> [Required task]: Write out only the span of lines that begins at the line with "Generate a Python" and ends at the line with "import seaborn as sns". Keep both end lines, word for word.

━━━

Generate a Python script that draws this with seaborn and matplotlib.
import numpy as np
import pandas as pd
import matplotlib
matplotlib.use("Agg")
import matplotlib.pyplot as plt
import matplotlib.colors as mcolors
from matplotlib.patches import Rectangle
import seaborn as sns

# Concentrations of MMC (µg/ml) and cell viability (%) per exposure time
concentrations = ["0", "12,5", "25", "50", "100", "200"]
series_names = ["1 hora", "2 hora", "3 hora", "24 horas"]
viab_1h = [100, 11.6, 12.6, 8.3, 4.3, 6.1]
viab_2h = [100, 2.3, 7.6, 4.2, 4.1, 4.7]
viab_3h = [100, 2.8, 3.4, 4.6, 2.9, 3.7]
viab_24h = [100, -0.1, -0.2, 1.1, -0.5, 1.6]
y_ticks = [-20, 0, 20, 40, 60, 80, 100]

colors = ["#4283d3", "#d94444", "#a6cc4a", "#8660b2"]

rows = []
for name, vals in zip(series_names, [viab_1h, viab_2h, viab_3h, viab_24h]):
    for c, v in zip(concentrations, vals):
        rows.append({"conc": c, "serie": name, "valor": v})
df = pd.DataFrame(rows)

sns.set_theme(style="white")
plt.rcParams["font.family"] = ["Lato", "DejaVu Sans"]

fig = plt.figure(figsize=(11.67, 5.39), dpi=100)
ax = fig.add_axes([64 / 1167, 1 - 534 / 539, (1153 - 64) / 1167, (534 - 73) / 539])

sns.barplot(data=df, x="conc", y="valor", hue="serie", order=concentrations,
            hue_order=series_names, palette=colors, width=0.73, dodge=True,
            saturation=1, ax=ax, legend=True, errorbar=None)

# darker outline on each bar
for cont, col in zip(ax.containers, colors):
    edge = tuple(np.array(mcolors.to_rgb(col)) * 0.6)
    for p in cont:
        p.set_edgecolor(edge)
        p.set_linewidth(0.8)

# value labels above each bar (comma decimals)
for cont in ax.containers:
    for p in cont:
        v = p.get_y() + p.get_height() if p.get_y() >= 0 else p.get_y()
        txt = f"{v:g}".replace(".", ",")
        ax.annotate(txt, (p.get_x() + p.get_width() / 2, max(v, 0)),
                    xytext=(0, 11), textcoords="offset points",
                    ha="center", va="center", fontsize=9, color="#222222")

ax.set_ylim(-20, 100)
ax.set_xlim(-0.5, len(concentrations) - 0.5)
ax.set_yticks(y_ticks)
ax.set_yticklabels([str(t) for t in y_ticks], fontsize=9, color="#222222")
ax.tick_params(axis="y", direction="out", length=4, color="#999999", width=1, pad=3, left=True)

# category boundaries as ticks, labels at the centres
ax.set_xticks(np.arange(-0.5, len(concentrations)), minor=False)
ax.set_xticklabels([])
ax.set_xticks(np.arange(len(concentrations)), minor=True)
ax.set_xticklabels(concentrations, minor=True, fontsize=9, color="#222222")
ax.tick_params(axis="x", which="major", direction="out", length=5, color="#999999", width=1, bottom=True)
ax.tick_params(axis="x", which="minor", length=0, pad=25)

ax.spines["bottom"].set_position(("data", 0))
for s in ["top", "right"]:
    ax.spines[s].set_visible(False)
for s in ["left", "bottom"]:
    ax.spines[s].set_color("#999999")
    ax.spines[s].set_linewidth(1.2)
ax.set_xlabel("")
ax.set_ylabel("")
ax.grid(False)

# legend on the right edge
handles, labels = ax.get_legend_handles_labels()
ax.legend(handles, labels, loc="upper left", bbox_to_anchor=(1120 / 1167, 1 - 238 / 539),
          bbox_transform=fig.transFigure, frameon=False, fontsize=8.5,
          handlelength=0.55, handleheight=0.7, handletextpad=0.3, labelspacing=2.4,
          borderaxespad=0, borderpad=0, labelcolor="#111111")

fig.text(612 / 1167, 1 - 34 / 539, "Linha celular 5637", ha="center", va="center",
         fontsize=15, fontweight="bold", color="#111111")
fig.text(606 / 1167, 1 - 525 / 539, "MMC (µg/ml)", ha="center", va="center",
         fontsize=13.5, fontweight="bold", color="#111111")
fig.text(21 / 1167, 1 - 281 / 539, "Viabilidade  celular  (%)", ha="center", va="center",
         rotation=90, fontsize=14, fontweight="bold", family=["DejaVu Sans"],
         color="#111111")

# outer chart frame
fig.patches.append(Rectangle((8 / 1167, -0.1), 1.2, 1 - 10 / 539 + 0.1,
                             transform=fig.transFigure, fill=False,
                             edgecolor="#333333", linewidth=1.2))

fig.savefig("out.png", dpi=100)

━━━

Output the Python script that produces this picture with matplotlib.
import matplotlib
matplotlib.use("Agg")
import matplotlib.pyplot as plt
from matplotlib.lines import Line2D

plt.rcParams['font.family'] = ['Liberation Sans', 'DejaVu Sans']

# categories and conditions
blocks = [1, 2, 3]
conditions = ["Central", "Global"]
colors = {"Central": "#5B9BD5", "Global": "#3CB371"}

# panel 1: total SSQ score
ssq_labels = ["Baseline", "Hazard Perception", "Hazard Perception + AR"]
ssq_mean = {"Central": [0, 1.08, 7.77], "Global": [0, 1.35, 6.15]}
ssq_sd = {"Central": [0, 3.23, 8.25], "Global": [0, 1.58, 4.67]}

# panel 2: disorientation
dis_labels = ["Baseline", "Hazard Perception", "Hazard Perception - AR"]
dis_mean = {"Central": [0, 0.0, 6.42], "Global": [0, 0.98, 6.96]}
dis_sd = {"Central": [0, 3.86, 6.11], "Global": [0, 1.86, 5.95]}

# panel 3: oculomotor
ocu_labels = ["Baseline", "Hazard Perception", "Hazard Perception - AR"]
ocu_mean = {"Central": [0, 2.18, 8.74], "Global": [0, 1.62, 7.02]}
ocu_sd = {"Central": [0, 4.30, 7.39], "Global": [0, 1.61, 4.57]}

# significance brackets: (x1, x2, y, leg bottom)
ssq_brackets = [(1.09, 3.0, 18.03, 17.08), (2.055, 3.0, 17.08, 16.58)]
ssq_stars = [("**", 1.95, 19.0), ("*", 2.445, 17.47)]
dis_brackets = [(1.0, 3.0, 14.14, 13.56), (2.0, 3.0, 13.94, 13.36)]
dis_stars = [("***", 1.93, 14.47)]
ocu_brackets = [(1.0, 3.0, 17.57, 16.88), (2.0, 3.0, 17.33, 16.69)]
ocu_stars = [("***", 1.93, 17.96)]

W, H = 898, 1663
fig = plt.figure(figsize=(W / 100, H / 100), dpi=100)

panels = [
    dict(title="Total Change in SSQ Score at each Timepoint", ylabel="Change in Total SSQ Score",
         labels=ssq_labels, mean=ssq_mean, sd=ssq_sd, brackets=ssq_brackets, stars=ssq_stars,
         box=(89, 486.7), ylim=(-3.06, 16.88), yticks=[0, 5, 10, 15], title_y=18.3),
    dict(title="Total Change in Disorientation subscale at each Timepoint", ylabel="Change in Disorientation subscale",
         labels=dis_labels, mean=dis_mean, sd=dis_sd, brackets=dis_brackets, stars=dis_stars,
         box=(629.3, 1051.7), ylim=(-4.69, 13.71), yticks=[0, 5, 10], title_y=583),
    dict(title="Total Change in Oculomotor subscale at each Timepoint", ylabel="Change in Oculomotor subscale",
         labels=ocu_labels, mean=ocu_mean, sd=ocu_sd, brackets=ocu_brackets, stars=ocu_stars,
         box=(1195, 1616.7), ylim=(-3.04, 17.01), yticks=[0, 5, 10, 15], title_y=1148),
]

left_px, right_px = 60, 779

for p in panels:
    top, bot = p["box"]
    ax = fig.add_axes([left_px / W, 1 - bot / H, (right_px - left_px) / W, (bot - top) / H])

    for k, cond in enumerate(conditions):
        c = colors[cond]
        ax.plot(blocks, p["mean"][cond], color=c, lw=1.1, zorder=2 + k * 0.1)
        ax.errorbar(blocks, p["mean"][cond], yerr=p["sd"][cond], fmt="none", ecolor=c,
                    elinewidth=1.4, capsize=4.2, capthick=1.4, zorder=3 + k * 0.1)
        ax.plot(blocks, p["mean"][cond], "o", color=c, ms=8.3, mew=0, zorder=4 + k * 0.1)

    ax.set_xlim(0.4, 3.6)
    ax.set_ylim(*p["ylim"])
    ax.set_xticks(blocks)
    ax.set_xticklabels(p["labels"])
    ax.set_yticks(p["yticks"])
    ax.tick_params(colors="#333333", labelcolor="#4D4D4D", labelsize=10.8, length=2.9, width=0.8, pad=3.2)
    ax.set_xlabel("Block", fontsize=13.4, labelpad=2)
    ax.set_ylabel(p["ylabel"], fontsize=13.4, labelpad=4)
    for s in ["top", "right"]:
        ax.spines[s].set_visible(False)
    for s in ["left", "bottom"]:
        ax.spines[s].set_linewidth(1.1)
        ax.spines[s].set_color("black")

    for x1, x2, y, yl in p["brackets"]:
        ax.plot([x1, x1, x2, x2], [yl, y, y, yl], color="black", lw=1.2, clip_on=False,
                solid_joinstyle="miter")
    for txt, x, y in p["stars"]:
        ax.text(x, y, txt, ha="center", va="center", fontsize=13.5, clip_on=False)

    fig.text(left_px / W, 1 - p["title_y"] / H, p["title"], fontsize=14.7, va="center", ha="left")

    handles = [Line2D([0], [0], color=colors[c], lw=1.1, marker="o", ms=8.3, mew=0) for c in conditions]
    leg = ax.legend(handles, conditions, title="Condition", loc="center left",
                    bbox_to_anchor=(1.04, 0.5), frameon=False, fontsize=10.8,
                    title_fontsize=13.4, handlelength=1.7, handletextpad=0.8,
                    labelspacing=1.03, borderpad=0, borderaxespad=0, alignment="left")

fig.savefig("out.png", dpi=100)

━━━

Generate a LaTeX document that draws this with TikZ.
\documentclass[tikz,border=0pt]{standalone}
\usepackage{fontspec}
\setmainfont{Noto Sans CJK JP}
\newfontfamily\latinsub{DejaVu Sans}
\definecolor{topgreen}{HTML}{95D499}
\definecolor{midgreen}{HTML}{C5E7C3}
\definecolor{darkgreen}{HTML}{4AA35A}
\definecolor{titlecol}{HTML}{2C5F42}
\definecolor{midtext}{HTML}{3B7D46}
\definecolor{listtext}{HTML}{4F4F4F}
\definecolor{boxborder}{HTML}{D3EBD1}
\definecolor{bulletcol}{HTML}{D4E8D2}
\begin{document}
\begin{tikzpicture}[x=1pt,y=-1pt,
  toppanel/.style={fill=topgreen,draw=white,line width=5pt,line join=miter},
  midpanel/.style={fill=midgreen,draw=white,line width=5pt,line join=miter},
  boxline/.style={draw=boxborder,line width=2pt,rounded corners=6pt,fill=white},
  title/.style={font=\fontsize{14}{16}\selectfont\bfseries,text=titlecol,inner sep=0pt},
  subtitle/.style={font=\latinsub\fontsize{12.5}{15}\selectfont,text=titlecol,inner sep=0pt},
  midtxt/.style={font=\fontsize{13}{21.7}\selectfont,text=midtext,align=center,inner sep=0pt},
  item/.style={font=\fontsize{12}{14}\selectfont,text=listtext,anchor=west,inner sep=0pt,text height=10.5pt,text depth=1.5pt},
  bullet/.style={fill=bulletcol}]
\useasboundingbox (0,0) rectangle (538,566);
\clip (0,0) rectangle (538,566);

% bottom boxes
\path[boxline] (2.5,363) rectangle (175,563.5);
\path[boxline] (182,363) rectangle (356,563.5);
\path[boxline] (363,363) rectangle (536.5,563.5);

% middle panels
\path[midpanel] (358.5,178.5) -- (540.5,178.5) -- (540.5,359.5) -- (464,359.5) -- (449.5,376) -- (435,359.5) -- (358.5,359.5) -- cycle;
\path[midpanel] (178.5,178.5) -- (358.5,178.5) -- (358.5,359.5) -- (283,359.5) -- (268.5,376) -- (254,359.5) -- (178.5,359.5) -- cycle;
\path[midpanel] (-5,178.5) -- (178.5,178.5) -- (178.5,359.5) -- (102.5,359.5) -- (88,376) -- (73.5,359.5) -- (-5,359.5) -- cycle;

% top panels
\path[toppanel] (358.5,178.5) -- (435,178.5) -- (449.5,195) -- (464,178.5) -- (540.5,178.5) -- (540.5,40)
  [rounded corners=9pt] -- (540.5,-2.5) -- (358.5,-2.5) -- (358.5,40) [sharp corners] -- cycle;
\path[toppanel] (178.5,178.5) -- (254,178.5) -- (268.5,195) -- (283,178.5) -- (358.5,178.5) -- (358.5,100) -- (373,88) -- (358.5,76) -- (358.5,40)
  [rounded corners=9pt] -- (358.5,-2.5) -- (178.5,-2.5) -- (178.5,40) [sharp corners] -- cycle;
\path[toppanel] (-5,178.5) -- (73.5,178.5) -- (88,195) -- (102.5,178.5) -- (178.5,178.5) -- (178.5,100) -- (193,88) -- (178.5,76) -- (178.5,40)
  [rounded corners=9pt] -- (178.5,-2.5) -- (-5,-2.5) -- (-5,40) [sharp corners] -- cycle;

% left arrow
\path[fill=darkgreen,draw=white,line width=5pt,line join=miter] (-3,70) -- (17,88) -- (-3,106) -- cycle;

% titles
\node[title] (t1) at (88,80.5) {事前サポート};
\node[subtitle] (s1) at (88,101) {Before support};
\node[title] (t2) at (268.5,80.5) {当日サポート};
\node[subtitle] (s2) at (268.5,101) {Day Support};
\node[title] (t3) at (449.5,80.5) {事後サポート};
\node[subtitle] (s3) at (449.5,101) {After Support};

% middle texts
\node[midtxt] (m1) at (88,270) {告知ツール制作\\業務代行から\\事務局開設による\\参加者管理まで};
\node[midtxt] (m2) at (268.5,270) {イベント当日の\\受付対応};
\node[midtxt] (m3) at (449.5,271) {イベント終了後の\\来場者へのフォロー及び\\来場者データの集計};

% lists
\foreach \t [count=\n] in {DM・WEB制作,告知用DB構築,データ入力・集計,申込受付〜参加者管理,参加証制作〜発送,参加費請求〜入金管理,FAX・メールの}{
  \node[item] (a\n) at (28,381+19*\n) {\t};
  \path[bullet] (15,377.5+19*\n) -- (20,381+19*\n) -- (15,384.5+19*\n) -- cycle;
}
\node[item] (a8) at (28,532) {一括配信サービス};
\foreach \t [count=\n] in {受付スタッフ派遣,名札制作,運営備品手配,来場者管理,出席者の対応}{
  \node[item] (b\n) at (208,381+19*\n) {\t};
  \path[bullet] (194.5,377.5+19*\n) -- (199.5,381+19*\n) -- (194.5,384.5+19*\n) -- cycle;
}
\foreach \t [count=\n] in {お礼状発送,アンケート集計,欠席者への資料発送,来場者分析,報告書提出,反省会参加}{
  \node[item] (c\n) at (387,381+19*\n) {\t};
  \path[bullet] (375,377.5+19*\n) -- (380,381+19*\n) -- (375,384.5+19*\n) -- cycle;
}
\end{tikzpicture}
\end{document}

━━━

> [Result of the exercise]:
Generate a Python script that draws this with seaborn and matplotlib.
import numpy as np
import pandas as pd
import matplotlib
matplotlib.use("Agg")
import matplotlib.pyplot as plt
import matplotlib.colors as mcolors
from matplotlib.patches import Rectangle
import seaborn as sns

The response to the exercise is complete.